2nd question we should ask, "Is there a merger clause?"
If yes, a merger clause indicates that the writing constitutes the sole agreement b/w the parties. Such a clause conclusively establishes total integration (unless document is obviously incomplete or clause resulted from fraud).
• If there’s no merger clause, then you have to look at the K to see if it appears complete. (Realistically, unless there’s some gaping hole, it’s going to look complete.)
Masterson v. Sine {Contextualist Approach}
→ Evidence of oral collateral agreements should be excluded only when the fact finder is likely to be misled!

o P contracted to sell their ranch to D reserving the option to purchase it back later. P (husband) died and his trustee in bankruptcy filed w/ wife to enforce the option. D wants to introduce evidence that option was meant to be personal to P and could be exercised by their TIB.

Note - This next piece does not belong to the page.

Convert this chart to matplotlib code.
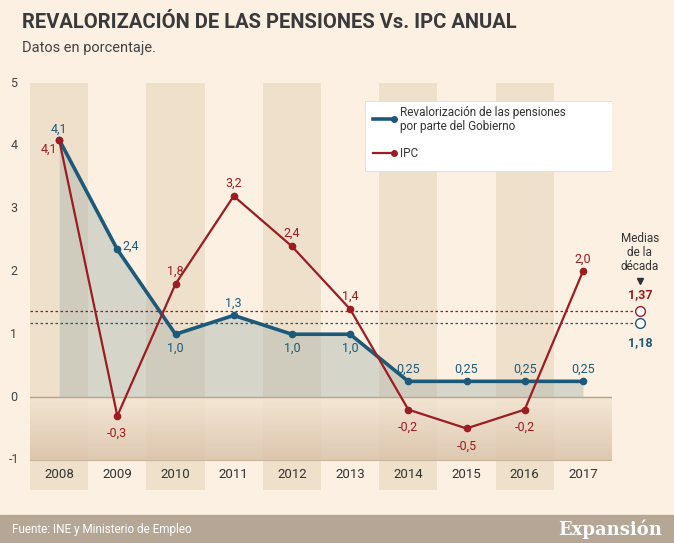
import matplotlib
matplotlib.use("Agg")
import matplotlib.pyplot as plt
import numpy as np
from matplotlib.patches import Rectangle

years = [2008, 2009, 2010, 2011, 2012, 2013, 2014, 2015, 2016, 2017]
pens = [4.1, 2.35, 1.0, 1.3, 1.0, 1.0, 0.25, 0.25, 0.25, 0.25]
pens_lbl = ["4,1", "2,4", "1,0", "1,3", "1,0", "1,0", "0,25", "0,25", "0,25", "0,25"]
ipc = [4.1, -0.3, 1.8, 3.2, 2.4, 1.4, -0.2, -0.5, -0.2, 2.0]
ipc_lbl = ["4,1", "-0,3", "1,8", "3,2", "2,4", "1,4", "-0,2", "-0,5", "-0,2", "2,0"]
yticks = [-1, 0, 1, 2, 3, 4, 5]
mean_ipc, mean_pens = 1.37, 1.18

BLUE = "#1d5a7a"; RED = "#9b1c22"; BG = "#fbf0e1"; BAND = "#efe0cc"
plt.rcParams['font.family'] = ['Roboto', 'DejaVu Sans']

W, H = 674, 543
fig = plt.figure(figsize=(W/100, H/100), dpi=100, facecolor=BG)
ax = fig.add_axes([30/W, (H-490)/H, 582/W, 407/H])
ax.set_facecolor(BG)
ax.set_xlim(2007.5, 2017.5); ax.set_ylim(-1.48, 5)
ax.axis('off')

for i, y in enumerate(years):
    if i % 2 == 0:
        ax.add_patch(Rectangle((y-0.5, -1.48), 1, 6.48, color=BAND, zorder=0, lw=0))
# gradient below zero
grad = np.linspace(0, 1, 100).reshape(-1, 1)
from matplotlib.colors import LinearSegmentedColormap
cm = LinearSegmentedColormap.from_list("g", ["#d9c2a8", "#f3e6d4"])
ax.imshow(grad, extent=(2007.5, 2017.5, 0, -1), aspect='auto', cmap=cm, alpha=0.85, zorder=0.5)
ax.axhline(0, color="#b9a088", lw=1, zorder=1)
ax.axhline(-1, color="#c9b49c", lw=0.8, zorder=1)

ax.fill_between(years, pens, 0, color="#a9b5ad", alpha=0.45, zorder=1.5, lw=0)
ax.plot(years, pens, color=BLUE, lw=2.6, marker='o', ms=4.5, zorder=3)
ax.plot(years, ipc, color=RED, lw=1.6, marker='o', ms=4.5, zorder=4)

for t in yticks:
    ax.text(2007.22, t, str(t), ha='center', va='center', fontsize=9, color="#444", clip_on=False)
for y in years:
    ax.text(y, -1.24, str(y), ha='center', va='center', fontsize=9.5, color="#333")

poff = {0: (0, 0.17, 'center'), 1: (0.08, 0.05, 'left'), 2: (0, -0.22, 'center'),
        3: (0, 0.2, 'center'), 4: (0, -0.22, 'center'), 5: (0, -0.22, 'center'),
        6: (0, 0.2, 'center'), 7: (0, 0.2, 'center'), 8: (0, 0.2, 'center'), 9: (0, 0.2, 'center')}
for i, (y, v, l) in enumerate(zip(years, pens, pens_lbl)):
    dx, dy, ha = poff[i]
    ax.text(y+dx, v+dy, l, ha=ha, va='center', fontsize=9, color=BLUE, zorder=6)
ioff = {0: (-0.18, -0.15), 1: (0, -0.28), 2: (0, 0.2), 3: (0, 0.2), 4: (0, 0.2), 5: (0, 0.2),
        6: (0, -0.28), 7: (0, -0.28), 8: (0, -0.28), 9: (0, 0.2)}
for i, (y, v, l) in enumerate(zip(years, ipc, ipc_lbl)):
    dx, dy = ioff[i]
    ax.text(y+dx, v+dy, l, ha='center', va='center', fontsize=9, color=RED, zorder=6)

ax.plot([2007.5, 2017.86], [mean_ipc]*2, color=RED, lw=0.9, ls=(0, (2, 2)), clip_on=False, zorder=2)
ax.plot([2007.5, 2017.86], [mean_pens]*2, color=BLUE, lw=0.9, ls=(0, (2, 2)), clip_on=False, zorder=2)
ax.plot([2017.98], [mean_ipc], 'o', mfc='white', mec=RED, ms=7, clip_on=False)
ax.plot([2017.98], [mean_pens], 'o', mfc='white', mec=BLUE, ms=7, clip_on=False)
ax.text(2017.98, 2.3, "Medias\nde la\ndécada", ha='center', va='center', fontsize=8.5, color="#333", linespacing=1.1, clip_on=False)
ax.plot([2017.98], [1.85], marker='v', color="#333", ms=4, clip_on=False)
ax.text(2017.98, 1.63, "1,37", ha='center', va='center', fontsize=9, color=RED, fontweight='bold', clip_on=False)
ax.text(2017.98, 0.86, "1,18", ha='center', va='center', fontsize=9, color=BLUE, fontweight='bold', clip_on=False)

# legend
ax.add_patch(Rectangle((2013.25, 3.6), 4.35, 1.12, facecolor='white', edgecolor='#ddd', lw=0.6, zorder=7))
ax.plot([2013.4, 2013.75], [4.42]*2, color=BLUE, lw=2.6, marker='o', ms=4, markevery=[1], zorder=8)
ax.text(2013.85, 4.42, "Revalorización de las pensiones\npor parte del Gobierno", va='center', fontsize=8.5, color="#333", zorder=8, linespacing=1.05)
ax.plot([2013.4, 2013.75], [3.88]*2, color=RED, lw=1.6, marker='o', ms=4, markevery=[1], zorder=8)
ax.text(2013.85, 3.88, "IPC", va='center', fontsize=8.5, color="#333", zorder=8)

fig.text(22/W, 1-22/H, "REVALORIZACIÓN DE LAS PENSIONES Vs. IPC ANUAL", fontsize=14.5, fontweight='bold', color="#3a3a3a", va='center')
fig.text(22/W, 1-48/H, "Datos en porcentaje.", fontsize=10.5, color="#444", va='center')
fig.patches.append(Rectangle((0, 0), 1, 28/H, transform=fig.transFigure, color="#b5a695", zorder=0))
fig.text(12/W, 14/H, "Fuente: INE y Ministerio de Empleo", fontsize=8.5, color="white", va='center')
fig.text(662/W, 14/H, "Expansión", fontsize=13, color="white", va='center', ha='right', fontweight='bold', family='DejaVu Serif')
fig.savefig("out.png", dpi=100, facecolor=BG)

o HOLDING: Evidence of oral collateral agreements should be excluded only when the fact finder is likely to be misled.
o Natural Inclusion Test used here: It appearaed that the collateral agreements (over whether the option was personal to P) might naturally be made as a separate agreement, so parol evidence on the issue is allowed. This is a type of clause that the parties wouldn’t have naturally put in the written K, so written agreement was only partially integrated. Formalized nature of the deed makes it natural to omit a term from it.
Tests to Determine Integration:
• 4 Corner test (textual approach) → ie. Is there a merger clause?